As mentioned in our earlier blog post Fine-tuning AWS ASGs with Attribute Based Instance Selection, we recently embarked on an exciting journey to enhance our Kubernetes cluster’s node autoscaler infrastructure. In this blog post, we’ll delve into the rationale behind transitioning from our internally developed Clusterman autoscaler to AWS Karpenter. Join us as we explore the reasons for our switch, address the challenges with Clusterman, and embrace the opportunities with Karpenter.

Clusterman and its challenges

At Yelp, we used Clusterman to handle autoscaling of nodes in Kubernetes clusters. It is an open-source tool we initially designed for Mesos clusters and later adapted for Kubernetes. Instead of managing entire clusters, Clusterman focuses on the management of pools, wherein each pool comprises groups of nodes backed by AWS Auto Scaling Groups (ASGs). These pools are governed by a config called the setpoint, representing the desired reservation ratio between “Requested Resources by Workloads” and “Total Allocatable Resources.” Clusterman actively maintains this reservation ratio by adjusting the desired capacity of ASGs. It has also got some nifty features for safely recycling nodes, using custom signals to scale clusters, and a simulator to experiment with different scaling parameters.

An example Clusterman pool

Despite its capabilities, Clusterman had its challenges. If your clusters are frequently being scaled up or down, finding the perfect setpoint can be a tricky task. Choosing a lower setpoint ensures cluster stability but runs at a higher cost. Conversely, a higher setpoint might lead to difficulties in maintaining the desired ratio of resources. When Clusterman attempted to maintain the setpoint, it would sometimes delete nodes (and the pods on those nodes) to increase the ratio, causing the deleted pods to become unschedulable due to insufficient resources in the pool. To address these unschedulable pods, Clusterman would launch new instances. However, this process could lead to an endless cycle of scaling up and down, as Clusterman continuously tried to balance the cluster. This cycle could result in inefficiencies and resource management issues, making it difficult to achieve a stable and cost-effective scaling strategy.

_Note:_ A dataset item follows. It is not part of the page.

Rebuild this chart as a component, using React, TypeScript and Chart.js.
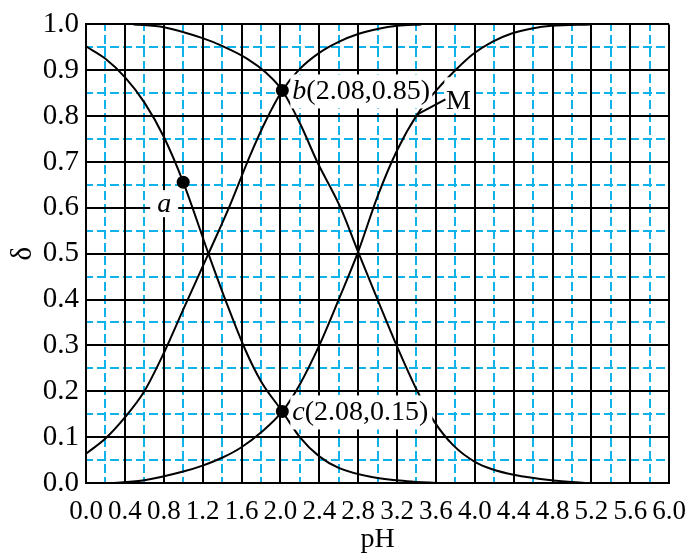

Another hitch was workload requirements. Clusterman relies on ASGs, and it doesn’t consider the specific needs of your pending pods. If those pods demand certain resources like ‘R category EC2s,’ it’s often a matter of luck if the ASG will give you R category EC2s. Consequently, when dealing with such specific requirements, you’d often find yourself creating new pools and specifying the instance types in the ASGs which also results in managing another Clusterman instance for the pool. This method of managing the pools and its requirements eventually increases the operational cost of managing Kubernetes clusters.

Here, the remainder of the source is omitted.